**Task statement:** Restate each line word for word. Leave out every picture.

START

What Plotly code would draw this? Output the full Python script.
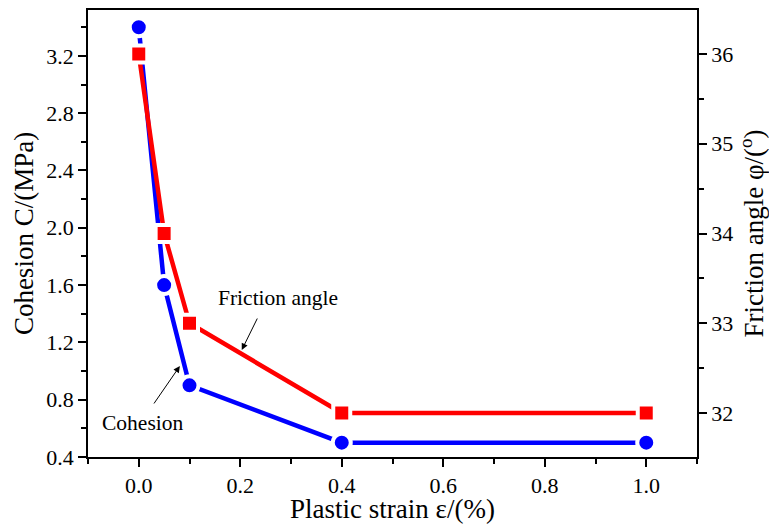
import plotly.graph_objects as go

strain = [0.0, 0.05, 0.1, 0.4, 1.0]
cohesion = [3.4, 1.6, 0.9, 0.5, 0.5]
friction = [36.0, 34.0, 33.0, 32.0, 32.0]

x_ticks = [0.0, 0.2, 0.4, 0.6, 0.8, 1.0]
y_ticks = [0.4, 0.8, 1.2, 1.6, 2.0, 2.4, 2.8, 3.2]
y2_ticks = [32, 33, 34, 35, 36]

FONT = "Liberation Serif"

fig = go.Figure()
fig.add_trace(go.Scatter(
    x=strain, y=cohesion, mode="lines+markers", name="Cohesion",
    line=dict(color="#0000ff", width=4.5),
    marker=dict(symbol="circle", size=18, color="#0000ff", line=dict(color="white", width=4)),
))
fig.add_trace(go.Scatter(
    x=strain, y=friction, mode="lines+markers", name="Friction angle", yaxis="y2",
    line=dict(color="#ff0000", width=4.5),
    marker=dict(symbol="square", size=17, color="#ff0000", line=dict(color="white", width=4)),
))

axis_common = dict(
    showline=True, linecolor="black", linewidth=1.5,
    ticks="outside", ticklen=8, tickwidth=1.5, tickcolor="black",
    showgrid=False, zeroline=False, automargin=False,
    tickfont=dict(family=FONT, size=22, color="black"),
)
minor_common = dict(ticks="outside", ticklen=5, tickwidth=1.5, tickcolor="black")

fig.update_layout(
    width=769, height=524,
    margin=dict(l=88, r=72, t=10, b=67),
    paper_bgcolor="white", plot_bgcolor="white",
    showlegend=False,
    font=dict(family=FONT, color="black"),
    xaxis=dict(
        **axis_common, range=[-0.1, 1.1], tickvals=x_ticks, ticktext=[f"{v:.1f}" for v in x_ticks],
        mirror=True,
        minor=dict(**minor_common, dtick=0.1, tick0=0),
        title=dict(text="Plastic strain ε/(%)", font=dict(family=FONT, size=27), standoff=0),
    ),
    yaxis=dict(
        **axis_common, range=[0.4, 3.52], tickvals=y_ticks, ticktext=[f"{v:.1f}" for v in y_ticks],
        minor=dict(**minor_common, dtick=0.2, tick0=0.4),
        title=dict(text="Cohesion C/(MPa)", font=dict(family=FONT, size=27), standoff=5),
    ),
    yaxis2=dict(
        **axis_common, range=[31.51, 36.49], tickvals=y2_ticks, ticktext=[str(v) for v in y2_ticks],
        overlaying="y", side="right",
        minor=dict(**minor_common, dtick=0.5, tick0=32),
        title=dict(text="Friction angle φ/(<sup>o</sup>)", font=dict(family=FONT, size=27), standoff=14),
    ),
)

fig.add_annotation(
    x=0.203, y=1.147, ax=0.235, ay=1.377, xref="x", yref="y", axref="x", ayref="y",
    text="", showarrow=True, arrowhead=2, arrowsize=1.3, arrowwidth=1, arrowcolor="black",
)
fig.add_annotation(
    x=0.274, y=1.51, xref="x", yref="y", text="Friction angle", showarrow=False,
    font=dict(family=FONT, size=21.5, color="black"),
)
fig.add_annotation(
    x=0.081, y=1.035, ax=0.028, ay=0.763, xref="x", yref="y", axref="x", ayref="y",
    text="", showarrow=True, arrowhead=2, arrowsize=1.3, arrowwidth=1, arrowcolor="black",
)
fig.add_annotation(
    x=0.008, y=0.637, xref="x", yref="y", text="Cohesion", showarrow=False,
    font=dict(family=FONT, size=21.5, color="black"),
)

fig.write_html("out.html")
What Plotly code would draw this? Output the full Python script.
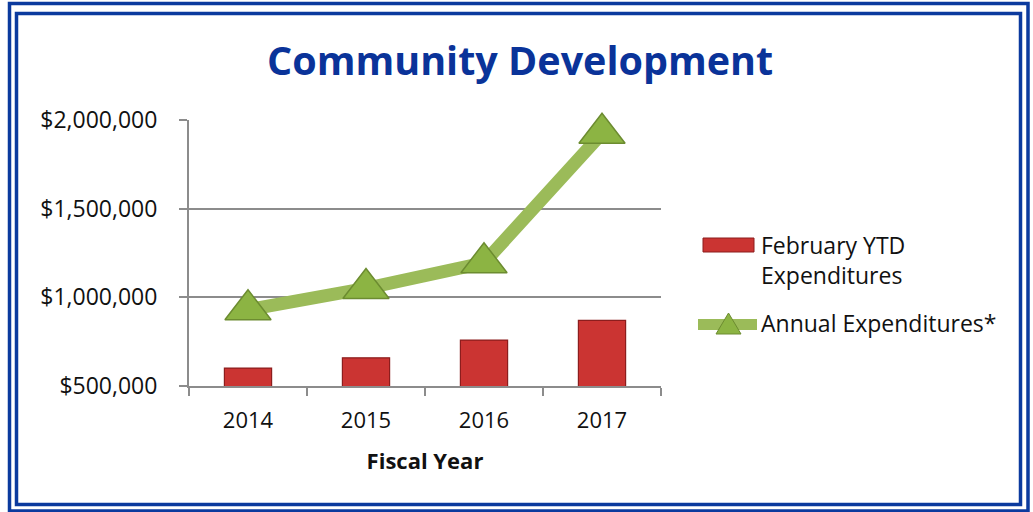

END

**Exercise output:**
What Plotly code would draw this? Output the full Python script.
import plotly.graph_objects as go

strain = [0.0, 0.05, 0.1, 0.4, 1.0]
cohesion = [3.4, 1.6, 0.9, 0.5, 0.5]
friction = [36.0, 34.0, 33.0, 32.0, 32.0]

x_ticks = [0.0, 0.2, 0.4, 0.6, 0.8, 1.0]
y_ticks = [0.4, 0.8, 1.2, 1.6, 2.0, 2.4, 2.8, 3.2]
y2_ticks = [32, 33, 34, 35, 36]

FONT = "Liberation Serif"

fig = go.Figure()
fig.add_trace(go.Scatter(
    x=strain, y=cohesion, mode="lines+markers", name="Cohesion",
    line=dict(color="#0000ff", width=4.5),
    marker=dict(symbol="circle", size=18, color="#0000ff", line=dict(color="white", width=4)),
))
fig.add_trace(go.Scatter(
    x=strain, y=friction, mode="lines+markers", name="Friction angle", yaxis="y2",
    line=dict(color="#ff0000", width=4.5),
    marker=dict(symbol="square", size=17, color="#ff0000", line=dict(color="white", width=4)),
))

axis_common = dict(
    showline=True, linecolor="black", linewidth=1.5,
    ticks="outside", ticklen=8, tickwidth=1.5, tickcolor="black",
    showgrid=False, zeroline=False, automargin=False,
    tickfont=dict(family=FONT, size=22, color="black"),
)
minor_common = dict(ticks="outside", ticklen=5, tickwidth=1.5, tickcolor="black")

fig.update_layout(
    width=769, height=524,
    margin=dict(l=88, r=72, t=10, b=67),
    paper_bgcolor="white", plot_bgcolor="white",
    showlegend=False,
    font=dict(family=FONT, color="black"),
    xaxis=dict(
        **axis_common, range=[-0.1, 1.1], tickvals=x_ticks, ticktext=[f"{v:.1f}" for v in x_ticks],
        mirror=True,
        minor=dict(**minor_common, dtick=0.1, tick0=0),
        title=dict(text="Plastic strain ε/(%)", font=dict(family=FONT, size=27), standoff=0),
    ),
    yaxis=dict(
        **axis_common, range=[0.4, 3.52], tickvals=y_ticks, ticktext=[f"{v:.1f}" for v in y_ticks],
        minor=dict(**minor_common, dtick=0.2, tick0=0.4),
        title=dict(text="Cohesion C/(MPa)", font=dict(family=FONT, size=27), standoff=5),
    ),
    yaxis2=dict(
        **axis_common, range=[31.51, 36.49], tickvals=y2_ticks, ticktext=[str(v) for v in y2_ticks],
        overlaying="y", side="right",
        minor=dict(**minor_common, dtick=0.5, tick0=32),
        title=dict(text="Friction angle φ/(<sup>o</sup>)", font=dict(family=FONT, size=27), standoff=14),
    ),
)

fig.add_annotation(
    x=0.203, y=1.147, ax=0.235, ay=1.377, xref="x", yref="y", axref="x", ayref="y",
    text="", showarrow=True, arrowhead=2, arrowsize=1.3, arrowwidth=1, arrowcolor="black",
)
fig.add_annotation(
    x=0.274, y=1.51, xref="x", yref="y", text="Friction angle", showarrow=False,
    font=dict(family=FONT, size=21.5, color="black"),
)
fig.add_annotation(
    x=0.081, y=1.035, ax=0.028, ay=0.763, xref="x", yref="y", axref="x", ayref="y",
    text="", showarrow=True, arrowhead=2, arrowsize=1.3, arrowwidth=1, arrowcolor="black",
)
fig.add_annotation(
    x=0.008, y=0.637, xref="x", yref="y", text="Cohesion", showarrow=False,
    font=dict(family=FONT, size=21.5, color="black"),
)

fig.write_html("out.html")
What Plotly code would draw this? Output the full Python script.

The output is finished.